À vista disto, pareceria do interesse do Sr. Getúlio Vargas definir-se. Está disposto a reprimir o comunismo? Quer continuar a governar sob o signo do barrete frígio? Prefere mandar às urtigas o fraque presidencial para envergar uma camisa verde? Quer voltar às doçuras da vida privada? Pareceria urgente uma definição.

Entretanto, essa definição S. Ex.a não a fez. Em alguns tópicos, há críticas que tanto se pode supor que foram dirigidas ao Sr. José Américo, como ao Sr. Plinio Salgado e até, se se quiser, ao Sr. Armando Sales. Outro trecho faz o elogio das democracias fortes. Ora, o Sr. José Carlos de Macedo Soares deu a entender que é preciso consolidar o poder do Estado no regime democrático atualmente vigente, enquanto o Sr. Plinio Salgado afirma que vai implantar no Brasil a democracia forte que só se realizaria plenamente sob o regime integralista. Com qual das duas receitas de “democracia forte” ficará o Presidente da República? Por outro lado, em um dos tópicos de seu discurso, o Sr. Getúlio Vargas afirma que é essa a última alocução que dirigia aos Brasileiros como Presidente da República, e, um pouco mais adiante, insinua que é preciso revogar as constituições que atrapalham a vida política de um país. O que fará S. Ex.a? Cumprirá a Constituição, deixando o poder? Ou revogará a Constituição? Seu discurso abre margem para ambas estas hipóteses.

* * *

A opinião pública está extenuada com os atuais acontecimentos políticos de que ela é mera paciente espectadora.

 

Infelizmente, pois, o País não ouviu, no seu natalício político, a palavra clara e tranquilizadora que queria ouvir.
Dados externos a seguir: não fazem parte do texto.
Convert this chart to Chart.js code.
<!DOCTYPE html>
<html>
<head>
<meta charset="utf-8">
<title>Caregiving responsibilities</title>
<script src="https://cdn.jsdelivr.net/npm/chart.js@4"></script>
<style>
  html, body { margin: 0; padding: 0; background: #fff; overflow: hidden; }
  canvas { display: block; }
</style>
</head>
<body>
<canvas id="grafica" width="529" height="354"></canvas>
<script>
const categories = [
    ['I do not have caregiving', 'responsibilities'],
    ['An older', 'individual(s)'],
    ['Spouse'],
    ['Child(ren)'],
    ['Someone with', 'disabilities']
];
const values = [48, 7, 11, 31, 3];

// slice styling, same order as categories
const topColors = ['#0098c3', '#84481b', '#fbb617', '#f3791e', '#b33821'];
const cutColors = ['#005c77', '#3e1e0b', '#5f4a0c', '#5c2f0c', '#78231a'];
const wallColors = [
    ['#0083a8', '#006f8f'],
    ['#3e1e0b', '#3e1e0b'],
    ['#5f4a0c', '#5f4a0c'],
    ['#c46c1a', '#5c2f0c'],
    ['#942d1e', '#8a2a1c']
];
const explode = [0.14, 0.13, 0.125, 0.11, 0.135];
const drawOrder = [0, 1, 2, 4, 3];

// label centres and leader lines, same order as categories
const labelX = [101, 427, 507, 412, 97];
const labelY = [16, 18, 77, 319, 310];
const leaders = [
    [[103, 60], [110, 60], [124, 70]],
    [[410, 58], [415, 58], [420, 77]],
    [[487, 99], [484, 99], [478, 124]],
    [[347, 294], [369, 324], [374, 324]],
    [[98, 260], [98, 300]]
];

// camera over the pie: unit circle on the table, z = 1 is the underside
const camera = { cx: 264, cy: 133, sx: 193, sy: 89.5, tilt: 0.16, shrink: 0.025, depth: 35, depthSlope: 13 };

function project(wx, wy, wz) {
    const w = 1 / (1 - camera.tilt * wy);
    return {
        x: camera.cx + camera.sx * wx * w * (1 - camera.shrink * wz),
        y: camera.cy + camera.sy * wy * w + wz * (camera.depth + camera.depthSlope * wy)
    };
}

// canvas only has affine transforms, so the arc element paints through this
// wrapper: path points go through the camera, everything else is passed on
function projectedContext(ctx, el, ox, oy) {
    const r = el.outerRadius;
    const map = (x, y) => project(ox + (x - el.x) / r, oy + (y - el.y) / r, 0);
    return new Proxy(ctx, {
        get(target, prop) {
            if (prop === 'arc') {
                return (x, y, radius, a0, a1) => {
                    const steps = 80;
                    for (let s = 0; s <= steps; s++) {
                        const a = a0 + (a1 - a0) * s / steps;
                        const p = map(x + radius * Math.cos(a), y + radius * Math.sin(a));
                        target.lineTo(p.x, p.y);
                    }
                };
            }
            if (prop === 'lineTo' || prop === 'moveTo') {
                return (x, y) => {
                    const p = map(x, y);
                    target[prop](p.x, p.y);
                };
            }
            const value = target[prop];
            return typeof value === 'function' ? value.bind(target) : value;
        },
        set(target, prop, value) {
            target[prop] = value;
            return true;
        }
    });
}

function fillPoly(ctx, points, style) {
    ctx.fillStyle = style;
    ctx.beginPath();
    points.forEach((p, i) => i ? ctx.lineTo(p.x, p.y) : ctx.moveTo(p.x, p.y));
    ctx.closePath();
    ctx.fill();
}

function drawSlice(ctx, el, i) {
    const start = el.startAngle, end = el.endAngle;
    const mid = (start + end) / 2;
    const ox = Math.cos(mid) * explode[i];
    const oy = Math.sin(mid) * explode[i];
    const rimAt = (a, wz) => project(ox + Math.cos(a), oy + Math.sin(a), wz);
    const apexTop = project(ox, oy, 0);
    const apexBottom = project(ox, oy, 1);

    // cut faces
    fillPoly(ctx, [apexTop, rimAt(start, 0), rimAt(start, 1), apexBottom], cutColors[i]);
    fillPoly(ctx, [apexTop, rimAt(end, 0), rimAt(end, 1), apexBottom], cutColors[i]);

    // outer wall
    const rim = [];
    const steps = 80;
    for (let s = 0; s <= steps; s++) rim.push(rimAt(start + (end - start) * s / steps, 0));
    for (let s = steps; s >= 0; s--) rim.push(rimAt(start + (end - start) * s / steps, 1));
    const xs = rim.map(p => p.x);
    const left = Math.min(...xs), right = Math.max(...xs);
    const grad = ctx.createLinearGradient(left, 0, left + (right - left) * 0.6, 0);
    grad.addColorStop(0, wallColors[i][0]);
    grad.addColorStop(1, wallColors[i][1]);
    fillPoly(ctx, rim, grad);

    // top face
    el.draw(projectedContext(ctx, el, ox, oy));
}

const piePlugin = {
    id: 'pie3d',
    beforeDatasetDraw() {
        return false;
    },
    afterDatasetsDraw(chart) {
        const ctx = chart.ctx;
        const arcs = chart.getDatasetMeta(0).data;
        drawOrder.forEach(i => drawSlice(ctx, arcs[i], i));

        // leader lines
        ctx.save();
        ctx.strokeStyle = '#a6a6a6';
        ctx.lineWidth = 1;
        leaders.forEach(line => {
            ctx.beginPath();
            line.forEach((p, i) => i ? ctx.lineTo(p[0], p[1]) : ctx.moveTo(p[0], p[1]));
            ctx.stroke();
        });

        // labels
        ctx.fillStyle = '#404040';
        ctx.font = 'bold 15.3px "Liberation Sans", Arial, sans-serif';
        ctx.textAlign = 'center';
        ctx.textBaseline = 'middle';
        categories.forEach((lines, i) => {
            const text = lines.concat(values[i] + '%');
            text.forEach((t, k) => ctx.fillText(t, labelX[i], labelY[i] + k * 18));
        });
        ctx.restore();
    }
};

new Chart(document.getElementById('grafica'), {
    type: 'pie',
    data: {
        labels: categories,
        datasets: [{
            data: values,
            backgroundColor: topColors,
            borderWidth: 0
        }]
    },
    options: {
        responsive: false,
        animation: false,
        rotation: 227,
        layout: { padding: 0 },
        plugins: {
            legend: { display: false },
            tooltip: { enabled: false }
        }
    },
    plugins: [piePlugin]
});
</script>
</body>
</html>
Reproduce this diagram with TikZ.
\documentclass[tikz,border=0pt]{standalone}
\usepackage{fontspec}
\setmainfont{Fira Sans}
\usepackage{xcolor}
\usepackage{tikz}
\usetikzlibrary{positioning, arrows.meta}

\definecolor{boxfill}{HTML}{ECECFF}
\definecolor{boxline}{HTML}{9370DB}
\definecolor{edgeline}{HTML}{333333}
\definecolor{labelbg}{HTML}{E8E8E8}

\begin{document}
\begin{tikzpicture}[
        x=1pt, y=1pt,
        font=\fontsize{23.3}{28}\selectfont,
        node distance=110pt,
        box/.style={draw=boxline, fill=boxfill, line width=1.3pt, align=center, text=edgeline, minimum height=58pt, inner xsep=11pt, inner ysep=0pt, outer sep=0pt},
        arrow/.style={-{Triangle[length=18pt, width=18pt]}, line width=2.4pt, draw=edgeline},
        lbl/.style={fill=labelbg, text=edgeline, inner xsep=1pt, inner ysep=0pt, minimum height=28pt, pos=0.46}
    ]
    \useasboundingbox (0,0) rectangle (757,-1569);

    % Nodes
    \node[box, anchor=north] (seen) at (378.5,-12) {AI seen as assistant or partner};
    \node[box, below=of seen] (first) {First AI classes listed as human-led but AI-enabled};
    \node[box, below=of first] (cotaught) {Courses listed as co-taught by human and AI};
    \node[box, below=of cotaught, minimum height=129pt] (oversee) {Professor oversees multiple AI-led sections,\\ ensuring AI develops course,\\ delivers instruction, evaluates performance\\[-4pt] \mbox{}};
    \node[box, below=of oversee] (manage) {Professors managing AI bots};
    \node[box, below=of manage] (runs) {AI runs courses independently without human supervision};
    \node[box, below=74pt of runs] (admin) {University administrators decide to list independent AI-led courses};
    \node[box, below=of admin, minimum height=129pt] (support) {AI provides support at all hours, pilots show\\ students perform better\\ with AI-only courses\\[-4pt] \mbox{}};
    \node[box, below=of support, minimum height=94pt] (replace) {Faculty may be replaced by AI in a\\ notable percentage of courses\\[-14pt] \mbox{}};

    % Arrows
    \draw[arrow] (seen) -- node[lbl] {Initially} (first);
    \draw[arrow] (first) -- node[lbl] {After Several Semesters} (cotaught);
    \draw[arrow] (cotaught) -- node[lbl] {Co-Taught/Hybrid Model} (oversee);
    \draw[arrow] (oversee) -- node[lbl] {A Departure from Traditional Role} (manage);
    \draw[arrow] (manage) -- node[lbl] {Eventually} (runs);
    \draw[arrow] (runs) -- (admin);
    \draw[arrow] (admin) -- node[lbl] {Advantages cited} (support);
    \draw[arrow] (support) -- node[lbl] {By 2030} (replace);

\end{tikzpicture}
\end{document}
E por isto os boatos continuarão a fervilhar incoerentes, alarmantes, contraditórios e anarquizadores.

Mas ninguém se contrariou. A opinião pública está extenuada. Nada mais a comove, nada mais lhe causa pasmo, nada mais a pode indignar. No atual estado de coisas, quando se desenrola uma política de que ela é mera paciente e espectadora, ela não procura intervir, nem reclamar, nem mesmo compreender. É nessa dolorosa situação, que o Brasil festejou o 115º aniversário de sua independência.